The Graduate (which preceded Nichols’ searing version of Virginia Woolf in development) was one of the great calling card movies. It was innovative both visually, with its iconic images of Dustin Hoffman at the bottom of a swimming pool, floating on an LAX people mover, and framed in the arch of Anne Bancroft’s leg, and aurally; the editing-room temp track of Simon and Garfunkel songs evolved into one of the cinema’s first pop music scores. Kazan attended an early screening of The Graduate and wondered aloud if Mrs. Robinson was a “worthy antagonist.” “I think he had a different relationship to women than I did,” Nichols said later. He won an Oscar for directing the film.

And yet Nichols did not join the New Hollywood generation that included Robert Altman and Martin Scorsese; rather, like Kazan, he became known mainly as a skilled and sought-after directors with a catholic and rather mainstream taste in material. After the failure of the underrated Warren Beatty-Jack Nicholson comedy The Fortune, Nichols reinvented himself as a theatrical producer, godfathering the six-year hit Annie into existence and discovering Whoopi Goldberg. And he continued to direct important plays, including the original Broadway productions of Tom Stoppard’s The Real Thing and David Rabe’s Hurlyburly. Eventually he returned to film, making Silkwood, The Birdcage, and Primary Colors. Nichols also directed acclaimed adaptations of the plays Wit and Angels in America for HBO; a New York Shakespeare Festival production of The Seagull, headlining Meryl Streep; and swan-song revivals of Death of a Salesman (Nichols’ final Tony, in 2012) and Harold Pinter’s Betrayal, which closed earlier this year. A major presence in Nichols’ late work—a star of both The Seagull and Death of a Salesman, as well as Nichols’ final film, Charlie Wilson’s War—was the late Philip Seymour Hoffman.

An evening with Mike Nichols and Elaine May. (1960)

An evening with Mike Nichols and Elaine May. (1960) Image ID: 3993709

One of Nichols’ great innovations in The Graduate was to cast Dustin Hoffman—short, nondescript, obviously Jewish—in a role written as a WASPy Robert Redford type (“a walking surfboard,” in Hoffman’s words).
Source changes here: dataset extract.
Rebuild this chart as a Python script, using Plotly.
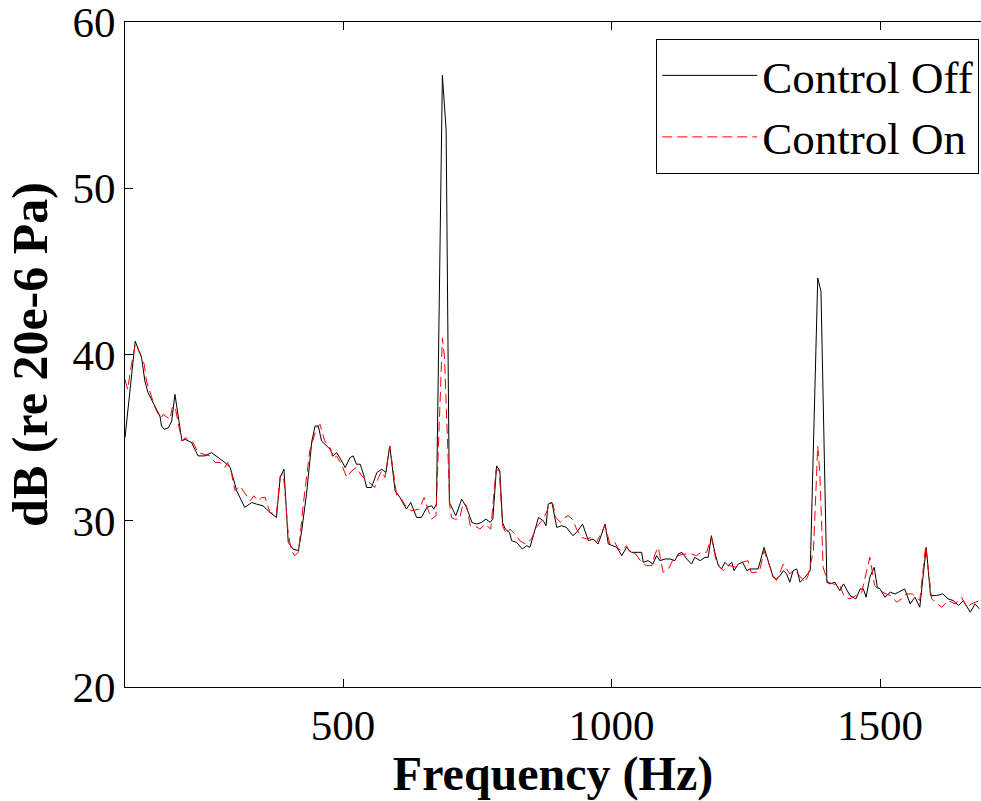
import plotly.graph_objects as go

# Control Off (black, solid)
freq_off = [94, 113, 125, 131, 137, 147, 153, 159, 162, 167, 175, 181, 187, 193, 200, 206, 218, 230, 243, 255,
            268, 280, 290, 302, 317, 330, 339, 351, 364, 376, 383, 390, 398, 407, 417, 423, 432, 442, 448, 454,
            460, 470, 476, 482, 488, 494, 504, 513, 519, 525, 532, 538, 544, 553, 563, 572, 580, 587, 597, 606,
            618, 626, 637, 646, 656, 665, 669, 674, 685, 692, 698, 710, 721, 730, 740, 749, 758, 766, 774, 779,
            786, 792, 797, 802, 810, 814, 823, 834, 842, 848, 854, 864, 873, 878, 882, 889, 898, 907, 916, 928,
            935, 946, 957, 966, 975, 988, 994, 1003, 1010, 1019, 1028, 1037, 1047, 1056, 1059, 1068, 1077, 1084,
            1090, 1100, 1109, 1118, 1124, 1131, 1140, 1149, 1155, 1165, 1174, 1180, 1186, 1193, 1199, 1205, 1211,
            1217, 1224, 1228, 1236, 1244, 1252, 1258, 1267, 1273, 1284, 1292, 1301, 1307, 1314, 1320, 1326, 1332,
            1338, 1345, 1351, 1360, 1370, 1384, 1390, 1401, 1407, 1416, 1425, 1432, 1444, 1455, 1463, 1469, 1474,
            1481, 1489, 1495, 1500, 1509, 1519, 1528, 1546, 1556, 1565, 1574, 1586, 1594, 1605, 1617, 1627, 1636,
            1646, 1655, 1668, 1677, 1685]
db_off = [35.0, 40.8, 39.8, 38.4, 37.7, 37.1, 36.7, 36.3, 35.7, 35.5, 35.6, 36.0, 37.6, 36.4, 34.8, 34.9, 34.7,
          33.9, 33.9, 34.1, 33.8, 33.5, 33.2, 31.8, 30.8, 31.1, 31.0, 30.9, 30.5, 30.2, 32.6, 33.1, 28.7, 28.3,
          28.2, 29.4, 31.6, 34.8, 35.7, 35.7, 34.8, 34.5, 34.3, 33.9, 34.1, 33.8, 33.2, 33.8, 33.9, 33.4, 33.4,
          32.8, 32.0, 32.0, 32.9, 33.1, 32.9, 34.5, 31.8, 31.4, 30.7, 31.1, 30.2, 30.2, 30.8, 30.9, 30.7, 31.0,
          56.8, 53.5, 31.1, 30.3, 31.3, 30.8, 29.9, 29.8, 29.9, 30.1, 29.9, 30.1, 33.3, 33.0, 29.9, 29.5, 29.3,
          28.8, 28.7, 28.3, 28.5, 28.4, 29.1, 30.2, 30.0, 29.7, 31.0, 31.1, 29.6, 29.7, 29.6, 29.1, 29.3, 29.8,
          28.8, 28.9, 28.6, 29.8, 28.6, 28.5, 28.4, 27.9, 28.4, 28.1, 28.1, 28.1, 27.5, 27.6, 27.4, 27.9, 27.6,
          27.7, 27.7, 27.6, 28.0, 28.1, 27.7, 27.4, 27.8, 27.6, 27.8, 27.8, 29.1, 28.0, 27.3, 27.1, 27.5, 27.3,
          27.5, 27.0, 27.4, 27.5, 27.0, 27.1, 27.1, 27.1, 28.4, 27.6, 26.6, 26.5, 26.7, 27.0, 26.8, 26.3, 27.0,
          27.1, 26.3, 26.6, 27.0, 44.6, 43.8, 26.3, 26.2, 26.3, 25.8, 26.2, 25.5, 25.3, 25.9, 25.9, 25.4, 26.6,
          27.2, 26.0, 25.9, 25.4, 25.7, 25.6, 25.9, 25.0, 25.4, 24.8, 28.4, 25.5, 25.5, 25.6, 25.3, 25.2, 24.9,
          25.2, 24.5, 25.0, 24.7]

# Control On (red, dashed)
freq_on = [94, 99, 105, 113, 122, 130, 134, 141, 150, 156, 162, 165, 178, 182, 187, 193, 200, 206, 221, 230,
           252, 262, 271, 280, 285, 290, 299, 308, 317, 327, 334, 342, 349, 355, 364, 376, 383, 389, 398, 404,
           410, 417, 426, 438, 451, 457, 466, 476, 482, 488, 497, 507, 516, 525, 535, 544, 553, 559, 566, 572,
           578, 587, 600, 609, 618, 628, 642, 651, 659, 665, 673, 685, 689, 699, 702, 708, 717, 724, 730, 737,
           745, 755, 764, 775, 785, 791, 797, 804, 811, 820, 829, 840, 851, 860, 870, 879, 885, 891, 896, 905,
           913, 919, 927, 935, 944, 954, 963, 972, 981, 988, 997, 1006, 1013, 1019, 1028, 1034, 1045, 1056, 1065,
           1075, 1081, 1087, 1090, 1096, 1106, 1115, 1124, 1135, 1149, 1158, 1167, 1177, 1186, 1194, 1202, 1208,
           1220, 1232, 1242, 1254, 1260, 1269, 1276, 1284, 1292, 1301, 1307, 1320, 1332, 1338, 1347, 1360, 1366,
           1376, 1384, 1388, 1394, 1403, 1413, 1425, 1434, 1444, 1455, 1466, 1481, 1490, 1500, 1511, 1520, 1531,
           1540, 1549, 1560, 1574, 1585, 1596, 1615, 1627, 1640, 1652, 1661, 1670, 1685]
db_on = [38.5, 37.9, 39.2, 40.6, 40.1, 39.4, 38.4, 37.7, 36.8, 36.4, 36.2, 36.4, 36.1, 36.8, 36.9, 35.9, 34.8,
         35.0, 34.7, 34.1, 33.9, 33.5, 33.5, 33.2, 33.5, 33.2, 31.8, 32.1, 31.7, 31.2, 31.5, 31.2, 31.4, 31.4,
         30.5, 30.4, 32.7, 32.8, 29.2, 28.2, 27.9, 28.1, 31.0, 34.2, 35.6, 35.8, 34.8, 34.4, 33.7, 33.9, 33.4,
         32.6, 33.0, 33.2, 32.7, 32.4, 32.2, 32.0, 32.6, 33.0, 32.6, 34.5, 31.5, 31.3, 30.8, 30.6, 30.7, 31.4,
         30.6, 30.1, 30.3, 41.0, 39.8, 30.8, 30.2, 30.1, 30.1, 31.1, 30.9, 29.7, 29.7, 29.5, 29.8, 29.5, 33.1,
         33.0, 29.7, 29.2, 29.5, 29.2, 28.8, 28.6, 28.9, 29.6, 30.0, 30.5, 31.1, 31.0, 30.2, 29.9, 30.2, 30.3,
         30.1, 29.5, 29.0, 28.9, 29.0, 28.7, 29.3, 29.7, 28.6, 28.7, 28.3, 28.2, 28.5, 28.1, 28.0, 27.5, 27.3,
         27.3, 28.0, 28.4, 27.9, 26.9, 27.1, 27.7, 27.9, 28.0, 28.0, 27.9, 28.1, 28.1, 29.0, 27.7, 27.2, 27.0,
         27.3, 27.2, 27.5, 27.6, 26.9, 26.9, 27.0, 28.2, 27.5, 26.7, 26.4, 27.4, 26.8, 27.0, 26.8, 26.3, 26.7,
         28.2, 34.5, 32.8, 27.2, 26.3, 26.2, 26.1, 25.4, 25.3, 25.5, 25.7, 27.8, 26.1, 25.8, 25.6, 25.5, 25.1,
         25.3, 25.6, 25.6, 25.2, 28.5, 25.3, 24.8, 25.2, 25.0, 25.4, 24.8, 25.0, 25.2]

x_ticks = [500, 1000, 1500]
y_ticks = [20, 30, 40, 50, 60]

font_name = "Liberation Serif"

fig = go.Figure()

fig.add_trace(go.Scatter(
    x=freq_off,
    y=db_off,
    name="Control Off",
    mode="lines",
    line=dict(color="black", width=1),
))

fig.add_trace(go.Scatter(
    x=freq_on,
    y=db_on,
    name="Control On",
    mode="lines",
    line=dict(color="red", width=1, dash="10px,5px"),
))

fig.update_xaxes(
    range=[94, 1688],
    tickvals=x_ticks,
    ticks="inside",
    ticklen=8,
    tickcolor="black",
    showline=True,
    linecolor="black",
    linewidth=1,
    mirror="ticks",
    showgrid=False,
    zeroline=False,
    ticklabeloverflow="allow",
    tickfont=dict(family=font_name, size=43, color="black"),
    title=dict(text="<b>Frequency (Hz)</b>", font=dict(family=font_name, size=48, color="black"), standoff=6),
)
fig.update_yaxes(
    range=[20, 60],
    tickvals=y_ticks,
    ticks="inside",
    ticklen=8,
    tickcolor="black",
    showline=True,
    linecolor="black",
    linewidth=1,
    showgrid=False,
    zeroline=False,
    ticklabeloverflow="allow",
    tickfont=dict(family=font_name, size=43, color="black"),
    title=dict(text="<b>dB (re 20e-6 Pa)</b>", font=dict(family=font_name, size=50, color="black"), standoff=8),
)

fig.update_layout(
    width=981,
    height=801,
    margin=dict(l=125, r=0, t=22, b=114),
    plot_bgcolor="white",
    paper_bgcolor="white",
    font=dict(family=font_name, color="black"),
    legend=dict(
        x=0.998, y=0.975, xanchor="right", yanchor="top",
        bordercolor="black", borderwidth=1, bgcolor="white",
        font=dict(family=font_name, size=45, color="black"),
        itemwidth=95,
        tracegroupgap=0,
    ),
)

fig.write_html("out.html", config={"displayModeBar": False},
               post_script="document.body.style.margin='0';")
Nichols himself was something of an inversion of that contrast—tall, blonde, and legendarily articulate and urbane, he was nonetheless a refugee from Hitler, a German-born Jew who came to the United States at the age of 8. His hair fell out due to a whooping cough shot, his father died when he was 12, and the only English phrases Nichols (then known as Mikhail Igor Peschkowsky—Igor to his schoolmates) knew upon arriving in America were “I do not speak English” and “Please, do not kiss me.” Often approaching his early work as a sardonic outsider-observer, Nichols matured into a role as the ultimate Broadway insider, a reluctant interviewee but a legendary raconteur for lucky initimates. “Sometimes I feel I should be paying admission,” said Diane Sawyer, his wife.
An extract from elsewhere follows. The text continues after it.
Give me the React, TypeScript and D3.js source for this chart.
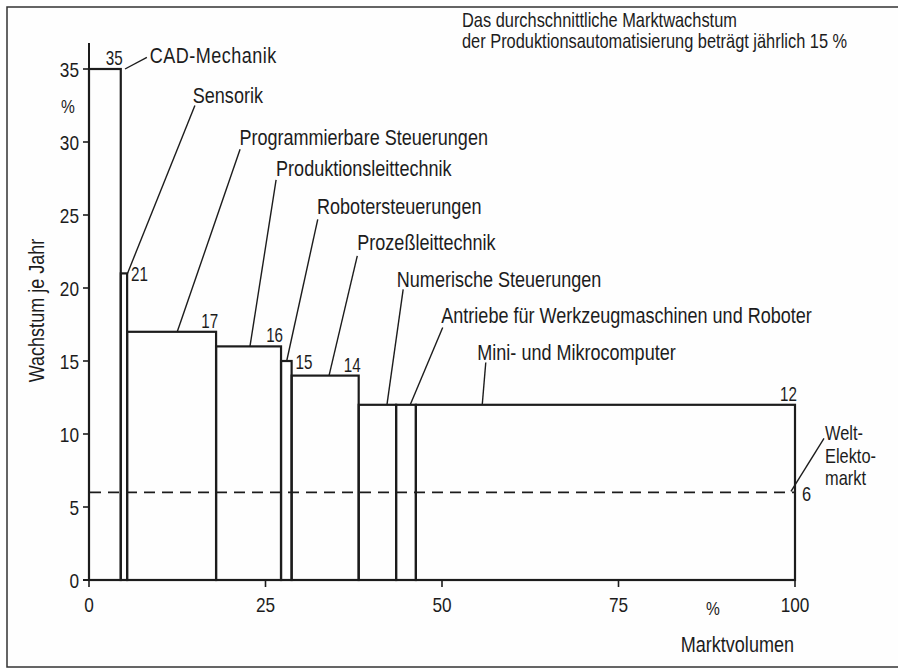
import React, { useEffect, useRef } from 'react';
import * as d3 from 'd3';

// Segmente der Produktionsautomatisierung
const categories = [
  'CAD-Mechanik',
  'Sensorik',
  'Programmierbare Steuerungen',
  'Produktionsleittechnik',
  'Robotersteuerungen',
  'Prozeßleittechnik',
  'Numerische Steuerungen',
  'Antriebe für Werkzeugmaschinen und Roboter',
  'Mini- und Mikrocomputer',
];
// Wachstum je Jahr in %
const growth = [35, 21, 17, 16, 15, 14, 12, 12, 12];
// Anteil am Marktvolumen in %
const volume = [4.5, 0.9, 12.6, 9.2, 1.5, 9.5, 5.3, 2.8, 53.7];
const valueLabels = ['35', '21', '17', '16', '15', '14', '', '', '12'];
const valuePos = ['top', 'side', 'top', 'top', 'side', 'top', '', '', 'top'];

const xTicks = [0, 25, 50, 75, 100];
const yTicks = [0, 5, 10, 15, 20, 25, 30, 35];
const worldMarket = 6;

// annotation anchors (data units): text start, leader start, leader end on the bar
const labelX = [8.6, 14.7, 21.3, 26.5, 32.3, 38.0, 43.6, 49.9, 55.0];
const labelY = [35.4, 32.7, 29.8, 27.7, 25.1, 22.6, 20.1, 17.6, 15.1];
const leaderX = [8.2, 15.0, 21.4, 26.5, 32.4, 38.0, 44.5, 50.1, 56.2];
const leaderY = [35.8, 32.5, 29.5, 27.4, 24.7, 22.2, 19.9, 17.3, 14.9];
const leaderEndX = [5.1, 5.45, 12.5, 22.8, 28.0, 34.0, 42.2, 45.5, 55.7];

const FONT = "'Liberation Sans', Arial, sans-serif";
const SX = 0.82; // condensed look
const INK = '#1c1c1c';

const tr = (x: number, y: number, sx = SX) => `translate(${x},${y}) scale(${sx},1)`;

const App: React.FC = () => {
  const svgRef = useRef<SVGSVGElement>(null);

  useEffect(() => {
    if (!svgRef.current) return;
    const svg = d3.select(svgRef.current);
    svg.selectAll('*').remove();

    const width = 898;
    const height = 669;

    const x = d3.scaleLinear().domain([0, 100]).range([89, 795]);
    const y = d3.scaleLinear().domain([0, 35]).range([580, 69]);

    const ends = Array.from(d3.cumsum(volume));
    const starts = ends.map((e, i) => e - volume[i]);

    const label = (px: number, py: number, str: string | number, size: number, anchor = 'start') =>
      svg.append('text')
        .attr('transform', tr(px, py))
        .attr('text-anchor', anchor)
        .attr('font-family', FONT).attr('font-size', size).attr('fill', INK)
        .text(str);

    // frame
    svg.append('rect')
      .attr('x', 7).attr('y', 7)
      .attr('width', 960).attr('height', 660)
      .attr('fill', '#fefefe')
      .attr('stroke', '#333').attr('stroke-width', 1.5);

    // top note
    label(462, 27, 'Das durchschnittliche Marktwachstum', 20);
    label(462, 48, 'der Produktionsautomatisierung beträgt jährlich 15 %', 20);

    // bars
    svg.append('g')
      .selectAll('rect')
      .data(growth)
      .join('rect')
      .attr('x', (d, i) => x(starts[i]))
      .attr('y', d => y(d))
      .attr('width', (d, i) => x(ends[i]) - x(starts[i]))
      .attr('height', d => y(0) - y(d))
      .attr('fill', 'none')
      .attr('stroke', INK)
      .attr('stroke-width', 2.2);

    // world electronics market (dashed)
    svg.append('line')
      .attr('x1', x(0) + 1).attr('x2', x(100))
      .attr('y1', y(worldMarket)).attr('y2', y(worldMarket))
      .attr('stroke', INK).attr('stroke-width', 1.6)
      .attr('stroke-dasharray', '11,7');

    // y axis
    const yAxis = svg.append('g');
    yAxis.append('line')
      .attr('x1', x(0)).attr('x2', x(0))
      .attr('y1', 43).attr('y2', y(0))
      .attr('stroke', INK).attr('stroke-width', 2);
    yAxis.selectAll('line.tick')
      .data(yTicks)
      .join('line')
      .attr('class', 'tick')
      .attr('x1', x(0) - 6).attr('x2', x(0))
      .attr('y1', d => y(d)).attr('y2', d => y(d))
      .attr('stroke', INK).attr('stroke-width', 1.6);
    yAxis.selectAll('text')
      .data(yTicks)
      .join('text')
      .attr('transform', d => tr(x(0) - 10, y(d) + 7.5))
      .attr('text-anchor', 'end')
      .attr('font-family', FONT).attr('font-size', 21).attr('fill', INK)
      .text(d => d);
    label(x(0) - 21, y(35) + 44, '%', 19, 'middle');
    svg.append('text')
      .attr('transform', `translate(44, ${(y(0) + y(35)) / 2 - 14}) rotate(-90) scale(${SX},1)`)
      .attr('text-anchor', 'middle')
      .attr('font-family', FONT).attr('font-size', 22).attr('fill', INK)
      .text('Wachstum je Jahr');

    // x axis
    const xAxis = svg.append('g');
    xAxis.append('line')
      .attr('x1', x(0) - 6).attr('x2', x(100))
      .attr('y1', y(0)).attr('y2', y(0))
      .attr('stroke', INK).attr('stroke-width', 2);
    xAxis.selectAll('line.tick')
      .data(xTicks)
      .join('line')
      .attr('class', 'tick')
      .attr('x1', d => x(d)).attr('x2', d => x(d))
      .attr('y1', y(0)).attr('y2', y(0) + 7)
      .attr('stroke', INK).attr('stroke-width', 1.6);
    xAxis.selectAll('text')
      .data(xTicks)
      .join('text')
      .attr('transform', d => tr(x(d), y(0) + 32))
      .attr('text-anchor', 'middle')
      .attr('font-family', FONT).attr('font-size', 21).attr('fill', INK)
      .text(d => d);
    label(x(100) - 82, y(0) + 35, '%', 19, 'middle');
    label(x(100) - 1, y(0) + 72, 'Marktvolumen', 22, 'end');

    // value labels
    svg.append('g')
      .selectAll('text')
      .data(valueLabels)
      .join('text')
      .attr('transform', (d, i) => valuePos[i] === 'side'
        ? tr(x(ends[i]) + 4, y(growth[i]) + 8, 0.76)
        : tr(x(ends[i]) + 2, y(growth[i]) - 4, 0.76))
      .attr('text-anchor', (d, i) => valuePos[i] === 'side' ? 'start' : 'end')
      .attr('font-family', FONT).attr('font-size', 20).attr('fill', INK)
      .text(d => d);

    // category labels with leader lines
    const ann = svg.append('g');
    ann.selectAll('line')
      .data(categories)
      .join('line')
      .attr('x1', (d, i) => x(leaderX[i]))
      .attr('y1', (d, i) => y(leaderY[i]))
      .attr('x2', (d, i) => x(leaderEndX[i]))
      .attr('y2', (d, i) => y(growth[i]))
      .attr('stroke', INK).attr('stroke-width', 1.4);
    ann.selectAll('text')
      .data(categories)
      .join('text')
      .attr('transform', (d, i) => tr(x(labelX[i]), y(labelY[i])))
      .attr('font-family', FONT).attr('font-size', 22).attr('fill', INK)
      .attr('letter-spacing', (d, i) => i === 0 ? 0.6 : 0)
      .text(d => d);

    // Welt-Elektromarkt note
    const wx = x(100);
    const wy = y(worldMarket);
    svg.append('line')
      .attr('x1', wx + 29).attr('y1', wy - 54)
      .attr('x2', wx - 4).attr('y2', wy - 1)
      .attr('stroke', INK).attr('stroke-width', 1.4);
    ['Welt-', 'Elekto-', 'markt'].forEach((t, i) => {
      label(wx + 30, wy - 52 + i * 22.5, t, 20);
    });
    label(wx + 7, wy + 9, worldMarket, 20);

    svg.attr('viewBox', `0 0 ${width} ${height}`);
  }, []);

  return (
    <svg
      ref={svgRef}
      width={898}
      height={669}
      style={{ position: 'absolute', left: 0, top: 0, display: 'block', background: '#fff' }}
    />
  );
};

export default App;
“What is it really like?” is the one idea Nichols returned to again and again when he could be coaxed into interviews. In 2004, he expanded on how that basic notion informed all his work:

I think I have always been interested in one main question in making a film or doing a play: What is this really like? Not, what is the convention? Or, what is the agreed-upon approach here? But, what is this moment, this emotion, this action, this experience like when it happens in life? In order to try to answer that question, sometimes we have to leave reality behind and try to go where the poetry goes. But the question is always the same.

Rare recordings of many of Nichols’ theatrical productions can be viewed on-site at the Library for the Performing Arts’ Theatre on Film and Tape Archive, including The Gin Game, Annie, Waiting For Godot (with Robin Williams), The Seagull, Monty Python's Spamalot, Death of a Salesman, and Betrayal.